In April, my husband Scott and I - along with 2 friends, Nate and Annalisa from The CoLab, went on an honest to goodness Vacation.  That's right, folks - Vacation, with a capital V.  A premeditated adventure away from our home town, without our glorious children, leaving our task lists and contracts (both signed and yet-to-be-signed) at the office, and turning on those email notifications to tell the beckoning world that We Have Made the Choice to Take a Non-Commercial Break.  Catch'ya Later.

Even as I imagined the trip, long before we left home, there were great plans.  Great plans that included a zen-like mastery of the art of decompression, while gaining valuable insights into the surely improved productivity upon our return.  It was going to be an investment in ourselves, giving us perspective on our lives back home and allowing us to redirect our energies and find a more sustainable balance.

Now, if you asked my husband, he would surely tell you that he just wanted to take a trip.  Because it sounded like fun.  Because we hadn't gotten away in way too long and life is short.  It's not that Scott didn't care about what he was leaving behind or think about why he Should or Shouldn't go - but somehow he has this innate awareness and comfort level with the idea that one needs the other - work and play.  But for me, there was all this required pre-justification: for spending the money; for taking the time away from the burgeoning businesses and the unceasing expenses; and for leaving the little people behind - who can really stress out when their parents aren't within hugging distance.

Eventually I could see that I just had to get on the plane.  So we did, and we flew to New Orleans to experience a new place, a different culture and Jazz Fest!  On the second night, I started to notice how quickly I adopted the new routine.  However unstructured, it still had its own rhythm and pace, its own cornerstone activities - a kind of ritual.

One of the many things I love and appreciate about Scott is that he is my perfect traveling companion.  Both of us enjoy the absence of any conspicuous plan while we're traveling; we revel in the lack of "Be Here at This Time", and we're both perfectly happy sitting in a coffee shop, reading the local paper and watching people going about their daily business.

We woke up without an alarm clock every day, sometimes early-ish, sometimes late-ish; I read in bed some mornings, where the sheets were clean and white; we made coffee and sat on the front porch before we did anything else.  We listened to music coming from all directions: from neighbors' homes, from bikers and walkers passing by, on the streets and spilling out from the windows and open doors of restaurants, pubs and upstairs apartments.  We'd immediately bought a couple of used bikes and a bike lock the morning after we arrived, so we had the freedom to hop on the bikes to explore in any direction.  And we made decisions in the moment, about which direction to head toward or away from.

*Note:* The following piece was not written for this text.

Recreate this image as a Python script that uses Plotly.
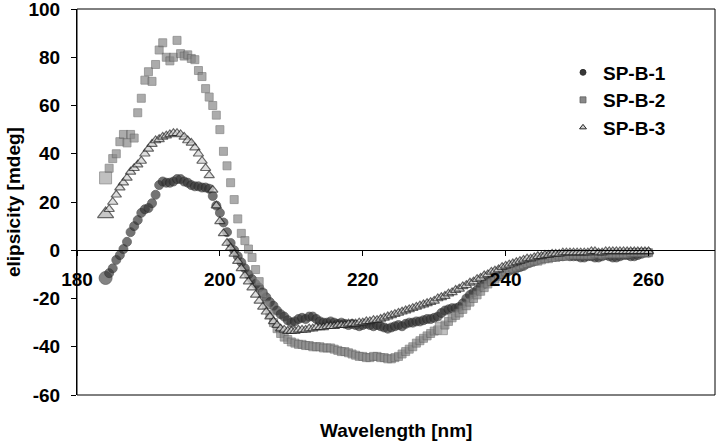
import plotly.graph_objects as go

# ---------------- data ----------------
wavelength = [
    184.0, 184.5, 185.0, 185.5, 186.0, 186.5, 187.0, 187.5, 188.0, 188.5,
    189.0, 189.5, 190.0, 190.5, 191.0, 191.5, 192.0, 192.5, 193.0, 193.5,
    194.0, 194.5, 195.0, 195.5, 196.0, 196.5, 197.0, 197.5, 198.0, 198.5,
    199.0, 199.5, 200.0, 200.5, 201.0, 201.5, 202.0, 202.5, 203.0, 203.5,
    204.0, 204.5, 205.0, 205.5, 206.0, 206.5, 207.0, 207.5, 208.0, 208.5,
    209.0, 209.5, 210.0, 210.5, 211.0, 211.5, 212.0, 212.5, 213.0, 213.5,
    214.0, 214.5, 215.0, 215.5, 216.0, 216.5, 217.0, 217.5, 218.0, 218.5,
    219.0, 219.5, 220.0, 220.5, 221.0, 221.5, 222.0, 222.5, 223.0, 223.5,
    224.0, 224.5, 225.0, 225.5, 226.0, 226.5, 227.0, 227.5, 228.0, 228.5,
    229.0, 229.5, 230.0, 230.5, 231.0, 231.5, 232.0, 232.5, 233.0, 233.5,
    234.0, 234.5, 235.0, 235.5, 236.0, 236.5, 237.0, 237.5, 238.0, 238.5,
    239.0, 239.5, 240.0, 240.5, 241.0, 241.5, 242.0, 242.5, 243.0, 243.5,
    244.0, 244.5, 245.0, 245.5, 246.0, 246.5, 247.0, 247.5, 248.0, 248.5,
    249.0, 249.5, 250.0, 250.5, 251.0, 251.5, 252.0, 252.5, 253.0, 253.5,
    254.0, 254.5, 255.0, 255.5, 256.0, 256.5, 257.0, 257.5, 258.0, 258.5,
    259.0, 259.5, 260.0,
]

sp_b_1 = [
    -11.5, -9.5, -7.5, -4, -2, 0.5, 3.5, 7.5, 10, 12.5,
    15.5, 17, 17.5, 19.5, 23, 27, 28.5, 28, 28, 28.5,
    29.5, 29.5, 28.5, 28, 27, 26.5, 26.5, 26, 26, 25.5,
    22.5, 18.5, 15.5, 11.5, 7.5, 3, 0, -2.5, -5, -7.5,
    -10, -12, -14, -15.5, -17.5, -19.5, -21.5, -23, -25, -26.5,
    -27.5, -29, -30, -29.5, -28.5, -28, -28.5, -27.5, -27.5, -28.5,
    -29.5, -30, -30, -29.5, -30, -30.5, -30, -30.5, -31, -30.5,
    -31, -31.5, -31, -30.5, -31, -31.5, -31, -31.5, -32, -32.5,
    -32, -31.5, -31, -31.5, -30.5, -30, -30, -29.5, -29.5, -29,
    -28.5, -28.5, -28, -27.5, -26, -25, -24.5, -24, -24, -23.5,
    -22, -20, -18.5, -17.5, -16.5, -15, -14, -13, -12, -11,
    -10.5, -10, -9, -8.5, -8, -7.5, -7, -6.5, -5.5, -5,
    -4.5, -4, -3.5, -3, -3, -2.5, -2.5, -2.5, -2.5, -2,
    -2.5, -2.5, -2.5, -3, -3, -2.5, -2.5, -3, -3, -2.5,
    -2, -2.5, -3, -3, -2.5, -2, -2, -2.5, -2.5, -2,
    -1.5, -1, -1,
]

sp_b_2 = [
    30, 34, 38, 40, 45, 48, 44.5, 48, 46.5, 57,
    63, 70.5, 74, 70, 77, 83, 86, 80, 78.5, 80,
    87, 81.5, 80.5, 81, 79.5, 79, 74.5, 72, 67, 63.5,
    60, 56, 50, 41, 35, 28, 21, 13, 7, 4,
    0.5, -3, -8, -13, -18, -22.5, -26.5, -30, -32.5, -34.5,
    -36, -37, -38, -38.5, -39, -39, -39.5, -39.5, -40, -40,
    -40, -40.5, -40.5, -40.5, -41, -41.5, -42, -42, -42.5, -43,
    -43.5, -44, -44, -44.5, -44.5, -44, -44, -44.5, -44.5, -45,
    -45, -44.5, -44, -43, -42, -41, -40, -38.5, -37.5, -36.5,
    -35.5, -34.5, -33.5, -33, -32.5, -31, -29.5, -28, -27, -26,
    -24.5, -23, -21.5, -20, -18.5, -17, -15.5, -14, -13, -12,
    -11, -10, -9, -8, -7.5, -7, -6.5, -6, -5.5, -5,
    -4.5, -4.5, -4, -3.5, -3.5, -3, -3, -2.5, -2.5, -2.5,
    -2, -2, -2, -2, -2, -2, -2, -1.5, -1.5, -2,
    -1.5, -1.5, -1.5, -1.5, -1.5, -1.5, -1.5, -1, -1, -1,
    -1, -1, -1,
]

sp_b_3 = [
    15, 17, 20, 23, 26, 28, 30, 32.5, 34, 35.5,
    37, 40, 42, 44, 45.5, 46, 47, 47.5, 48, 48.5,
    48.5, 48, 47, 45.5, 44.5, 42.5, 40, 37, 34, 31,
    25, 18.5, 12, 7, 3, 1, -1.5, -4.5, -7.5, -10.5,
    -13, -15.5, -18.5, -21, -23.5, -25.5, -27.5, -29.5, -31, -32.5,
    -33, -33.5, -33.5, -33.5, -33, -33, -33, -32.5, -32.5, -32,
    -32, -32, -31.5, -31.5, -31.5, -31, -31, -31, -30.5, -30.5,
    -30.5, -30, -30, -29.5, -29.5, -29, -29, -28.5, -28, -27.5,
    -27, -26.5, -26, -25.5, -25, -24.5, -24, -23.5, -23, -22.5,
    -22, -21.5, -21, -20, -19.5, -19, -18, -17.5, -16.5, -16,
    -15, -14.5, -13.5, -13, -12, -11.5, -10.5, -10, -9, -8.5,
    -8, -7, -6.5, -6, -5.5, -5, -4.5, -4, -3.5, -3.5,
    -3, -2.5, -2.5, -2, -2, -1.5, -1.5, -1.5, -1, -1,
    -1, -1, -1, -1, -1, -1, -0.5, -0.5, -1, -1,
    -0.5, -0.5, -0.5, -0.5, -0.5, -0.5, -0.5, -0.5, -0.5, -0.5,
    -0.5, -0.5, -0.5,
]

series_names = ["SP-B-1", "SP-B-2", "SP-B-3"]
x_ticks = [180, 200, 220, 240, 260]
y_ticks = [-60, -40, -20, 0, 20, 40, 60, 80, 100]
highlight_wavelength = 231.0  # enlarged square on SP-B-2

# ---------------- styling ----------------
FONT = "Arial, 'Liberation Sans', sans-serif"
n = len(wavelength)
PLOT_L, PLOT_R, PLOT_T, PLOT_B = 77, 715, 9, 395


def px_to_paper_x(px):
    return (px - PLOT_L) / (PLOT_R - PLOT_L)


def px_to_paper_y(py):
    return (PLOT_B - py) / (PLOT_B - PLOT_T)


def sizes(base, big, extra=None):
    s = [base] * n
    s[0] = big
    if extra is not None:
        s[wavelength.index(extra)] = big
    return s


def colors(base, big_col, extra=None):
    c = [base] * n
    c[0] = big_col
    if extra is not None:
        c[wavelength.index(extra)] = big_col
    return c


styles = [
    dict(symbol="circle", size=sizes(9, 13), color=colors("#383838", "#505050"),
         line=dict(color="#262626", width=0.8)),
    dict(symbol="square", size=sizes(8, 12, highlight_wavelength),
         color=colors("#888888", "#a6a6a6", highlight_wavelength),
         line=dict(color="#606060", width=0.8)),
    dict(symbol="triangle-up", size=sizes(9, 14), color=colors("#d0d0d0", "#b0b0b0"),
         line=dict(color="#262626", width=1.2)),
]
legend_styles = [
    dict(symbol="circle", size=6, color="#383838", line=dict(color="#262626", width=0.8)),
    dict(symbol="square", size=6, color="#888888", line=dict(color="#606060", width=0.8)),
    dict(symbol="triangle-up", size=6, color="#d0d0d0", line=dict(color="#262626", width=1)),
]
legend_ids = ["legend", "legend2", "legend3"]
legend_rows_px = [72.5, 100, 127.5]

fig = go.Figure()
for name, vals, st in zip(series_names, [sp_b_1, sp_b_2, sp_b_3], styles):
    fig.add_trace(go.Scatter(x=wavelength, y=vals, mode="markers", name=name,
                             marker=st, showlegend=False, hoverinfo="x+y"))
for name, st, lid in zip(series_names, legend_styles, legend_ids):
    fig.add_trace(go.Scatter(x=[None], y=[None], mode="markers", name=name,
                             marker=st, showlegend=True, legend=lid))

legend_common = dict(xanchor="left", yanchor="middle", bgcolor="rgba(0,0,0,0)", borderwidth=0,
                     font=dict(family=FONT, size=19, color="black", weight="bold"),
                     itemwidth=30)
legend_layout = {
    lid: dict(x=px_to_paper_x(563), y=px_to_paper_y(row), **legend_common)
    for lid, row in zip(legend_ids, legend_rows_px)
}

fig.update_layout(
    width=720, height=442,
    margin=dict(l=PLOT_L, r=720 - PLOT_R, t=PLOT_T, b=442 - PLOT_B, autoexpand=False),
    paper_bgcolor="white", plot_bgcolor="white",
    font=dict(family=FONT, color="black", size=19),
    showlegend=True,
    xaxis=dict(range=[180, 269.3], tickvals=x_ticks, ticktext=[str(t) for t in x_ticks],
               showgrid=False, zeroline=False, showline=True, linecolor="black", linewidth=1,
               ticks="outside", ticklen=5, tickcolor="black", tickwidth=1,
               anchor="free", position=0.375, ticklabelstandoff=7, automargin=False,
               ticklabeloverflow="allow",
               tickfont=dict(family=FONT, size=19, color="black", weight="bold")),
    yaxis=dict(range=[-60, 100.001], tickvals=y_ticks, ticktext=[str(t) for t in y_ticks],
               showgrid=False, zeroline=False, showline=True, linecolor="black", linewidth=1,
               ticks="outside", ticklen=5, tickcolor="black", tickwidth=1,
               ticklabelstandoff=7, automargin=False, ticklabeloverflow="allow",
               tickfont=dict(family=FONT, size=19, color="black", weight="bold")),
    shapes=[dict(type="rect", xref="paper", yref="paper", x0=0, x1=1, y0=0, y1=1,
                 line=dict(color="black", width=1), fillcolor="rgba(0,0,0,0)", layer="above")],
    annotations=[
        dict(text="<b>elipsicity [mdeg]</b>", xref="paper", yref="paper",
             x=px_to_paper_x(13), y=0.5, xanchor="center", yanchor="middle",
             textangle=-90, showarrow=False, font=dict(family=FONT, size=19, color="black")),
        dict(text="<b>Wavelength [nm]</b>", xref="paper", yref="paper",
             x=0.5, y=px_to_paper_y(430), xanchor="center", yanchor="middle",
             showarrow=False, font=dict(family=FONT, size=19, color="black")),
    ],
    **legend_layout,
)

fig.write_html("out.html", config={"displayModeBar": False},
               post_script="document.body.style.margin='0';document.body.style.padding='0';")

In this way, we experienced a lot.  And we missed things too.  Because we headed in one direction, we didn't head in the other.  So, there are many things we thought we might see but didn't.  Which means we'll need to go back - sometime soon.

We spent some unexpected time getting to know Nate and Annalisa in a different way than we know them at home and at work.  We met and spent time with their extended family, played board games, drank wine and told stories.  Scott and I got to be adults together - not just parents, but whole people.  And we missed our children.  Scott described it as a feeling akin to having left home without one of our arms.  It was hard and good.

And then, after days of music festivals and late night bar-hopping, brass bands and zydeco, beignets and chicory coffee, eating out and riding it off - we were ready to come home.  And that was also hard and good.

Now that we've been back in the swing of our previous lives, the lives we lived before the Vacation - I don't really feel all that zen.  But there is a peaceful recognition of something I think I'd forgotten.  Because when I look back at the Vacation, there are so many pieces of that ritual that I can place gently into my everyday routine at home.  I can do that with relative ease, partly because I live in a place, a community that values these simple pleasures in life.  All the things I so enjoyed about being Away, are the same things I've noticed myself edging out of my life in order to make room for Productivity.

As I look back on those 8 days in April, I'm asking myself - do I want to be Productive or do I want to be Content?  Can I have both?  The Vacation didn't answer those questions for me.  But I do ask them more often now.